Given exercise >>
Print the entries that appear below, exactly as written and without their pictures.

──────── Given records

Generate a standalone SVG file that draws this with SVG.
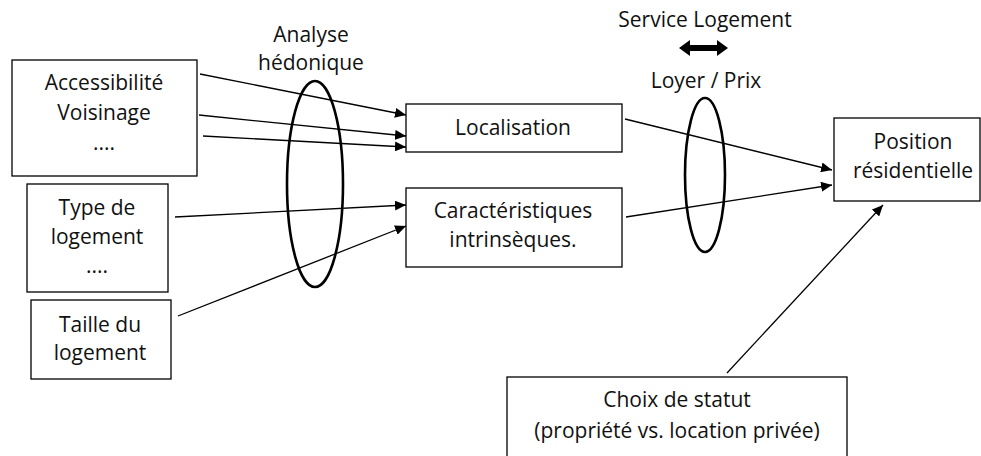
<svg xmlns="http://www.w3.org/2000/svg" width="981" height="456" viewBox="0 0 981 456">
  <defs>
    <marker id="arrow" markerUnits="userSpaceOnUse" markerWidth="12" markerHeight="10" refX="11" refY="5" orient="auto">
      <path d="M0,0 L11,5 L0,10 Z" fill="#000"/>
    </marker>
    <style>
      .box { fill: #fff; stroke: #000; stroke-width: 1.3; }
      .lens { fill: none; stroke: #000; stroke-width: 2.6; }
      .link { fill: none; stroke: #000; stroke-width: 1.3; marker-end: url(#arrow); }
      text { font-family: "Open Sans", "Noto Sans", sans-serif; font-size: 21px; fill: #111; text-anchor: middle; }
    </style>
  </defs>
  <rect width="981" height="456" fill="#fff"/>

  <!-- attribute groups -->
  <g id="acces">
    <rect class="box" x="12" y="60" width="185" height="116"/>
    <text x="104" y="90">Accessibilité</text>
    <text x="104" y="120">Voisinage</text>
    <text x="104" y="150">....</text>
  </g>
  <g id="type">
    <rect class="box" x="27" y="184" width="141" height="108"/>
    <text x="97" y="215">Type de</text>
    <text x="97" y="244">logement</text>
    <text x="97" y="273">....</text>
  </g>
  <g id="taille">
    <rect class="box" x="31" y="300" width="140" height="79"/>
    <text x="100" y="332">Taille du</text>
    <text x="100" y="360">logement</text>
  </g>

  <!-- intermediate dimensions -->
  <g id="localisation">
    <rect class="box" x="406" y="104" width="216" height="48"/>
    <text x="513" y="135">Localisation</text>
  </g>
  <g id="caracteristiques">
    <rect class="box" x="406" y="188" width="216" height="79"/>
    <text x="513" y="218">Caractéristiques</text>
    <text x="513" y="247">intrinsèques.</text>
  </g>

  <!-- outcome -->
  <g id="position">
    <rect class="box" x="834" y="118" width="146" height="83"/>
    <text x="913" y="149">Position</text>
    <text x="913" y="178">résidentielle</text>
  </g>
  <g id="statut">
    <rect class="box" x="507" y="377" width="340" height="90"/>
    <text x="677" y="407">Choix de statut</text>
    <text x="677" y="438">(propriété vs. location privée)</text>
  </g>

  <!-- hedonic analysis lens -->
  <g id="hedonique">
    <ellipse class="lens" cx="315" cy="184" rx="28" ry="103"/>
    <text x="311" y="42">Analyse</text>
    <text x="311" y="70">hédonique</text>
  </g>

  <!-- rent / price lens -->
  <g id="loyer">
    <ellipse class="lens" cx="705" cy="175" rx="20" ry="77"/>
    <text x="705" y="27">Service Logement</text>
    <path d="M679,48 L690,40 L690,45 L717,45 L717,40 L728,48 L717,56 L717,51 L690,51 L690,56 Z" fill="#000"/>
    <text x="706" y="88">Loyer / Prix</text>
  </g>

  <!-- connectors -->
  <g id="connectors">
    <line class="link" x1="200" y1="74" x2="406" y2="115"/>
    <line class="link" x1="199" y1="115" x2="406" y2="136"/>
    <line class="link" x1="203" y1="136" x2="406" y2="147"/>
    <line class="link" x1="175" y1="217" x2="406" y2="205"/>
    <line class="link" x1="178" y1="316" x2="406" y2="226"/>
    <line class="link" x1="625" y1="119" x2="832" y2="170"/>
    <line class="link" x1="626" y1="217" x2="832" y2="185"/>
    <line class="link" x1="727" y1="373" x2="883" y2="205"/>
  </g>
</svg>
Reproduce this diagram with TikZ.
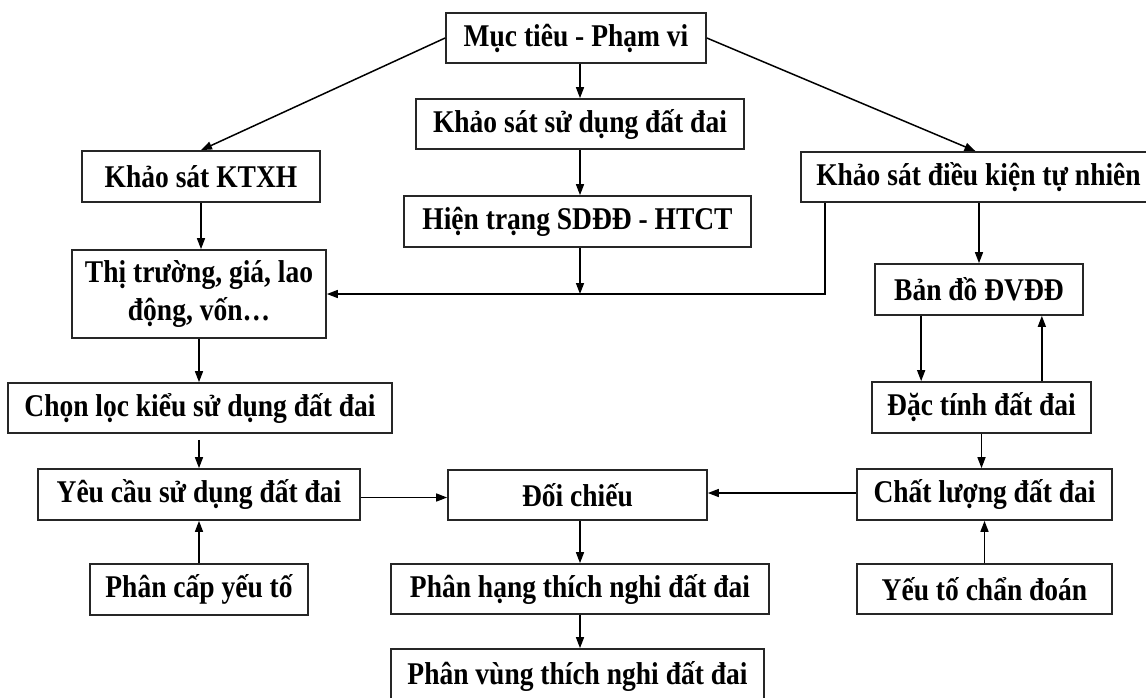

────────────────

Response for this exercise >>
Generate a standalone SVG file that draws this with SVG.
<svg xmlns="http://www.w3.org/2000/svg" width="981" height="456" viewBox="0 0 981 456">
  <defs>
    <marker id="arrow" markerUnits="userSpaceOnUse" markerWidth="12" markerHeight="10" refX="11" refY="5" orient="auto">
      <path d="M0,0 L11,5 L0,10 Z" fill="#000"/>
    </marker>
    <style>
      .box { fill: #fff; stroke: #000; stroke-width: 1.3; }
      .lens { fill: none; stroke: #000; stroke-width: 2.6; }
      .link { fill: none; stroke: #000; stroke-width: 1.3; marker-end: url(#arrow); }
      text { font-family: "Open Sans", "Noto Sans", sans-serif; font-size: 21px; fill: #111; text-anchor: middle; }
    </style>
  </defs>
  <rect width="981" height="456" fill="#fff"/>

  <!-- attribute groups -->
  <g id="acces">
    <rect class="box" x="12" y="60" width="185" height="116"/>
    <text x="104" y="90">Accessibilité</text>
    <text x="104" y="120">Voisinage</text>
    <text x="104" y="150">....</text>
  </g>
  <g id="type">
    <rect class="box" x="27" y="184" width="141" height="108"/>
    <text x="97" y="215">Type de</text>
    <text x="97" y="244">logement</text>
    <text x="97" y="273">....</text>
  </g>
  <g id="taille">
    <rect class="box" x="31" y="300" width="140" height="79"/>
    <text x="100" y="332">Taille du</text>
    <text x="100" y="360">logement</text>
  </g>

  <!-- intermediate dimensions -->
  <g id="localisation">
    <rect class="box" x="406" y="104" width="216" height="48"/>
    <text x="513" y="135">Localisation</text>
  </g>
  <g id="caracteristiques">
    <rect class="box" x="406" y="188" width="216" height="79"/>
    <text x="513" y="218">Caractéristiques</text>
    <text x="513" y="247">intrinsèques.</text>
  </g>

  <!-- outcome -->
  <g id="position">
    <rect class="box" x="834" y="118" width="146" height="83"/>
    <text x="913" y="149">Position</text>
    <text x="913" y="178">résidentielle</text>
  </g>
  <g id="statut">
    <rect class="box" x="507" y="377" width="340" height="90"/>
    <text x="677" y="407">Choix de statut</text>
    <text x="677" y="438">(propriété vs. location privée)</text>
  </g>

  <!-- hedonic analysis lens -->
  <g id="hedonique">
    <ellipse class="lens" cx="315" cy="184" rx="28" ry="103"/>
    <text x="311" y="42">Analyse</text>
    <text x="311" y="70">hédonique</text>
  </g>

  <!-- rent / price lens -->
  <g id="loyer">
    <ellipse class="lens" cx="705" cy="175" rx="20" ry="77"/>
    <text x="705" y="27">Service Logement</text>
    <path d="M679,48 L690,40 L690,45 L717,45 L717,40 L728,48 L717,56 L717,51 L690,51 L690,56 Z" fill="#000"/>
    <text x="706" y="88">Loyer / Prix</text>
  </g>

  <!-- connectors -->
  <g id="connectors">
    <line class="link" x1="200" y1="74" x2="406" y2="115"/>
    <line class="link" x1="199" y1="115" x2="406" y2="136"/>
    <line class="link" x1="203" y1="136" x2="406" y2="147"/>
    <line class="link" x1="175" y1="217" x2="406" y2="205"/>
    <line class="link" x1="178" y1="316" x2="406" y2="226"/>
    <line class="link" x1="625" y1="119" x2="832" y2="170"/>
    <line class="link" x1="626" y1="217" x2="832" y2="185"/>
    <line class="link" x1="727" y1="373" x2="883" y2="205"/>
  </g>
</svg>
Reproduce this diagram with TikZ.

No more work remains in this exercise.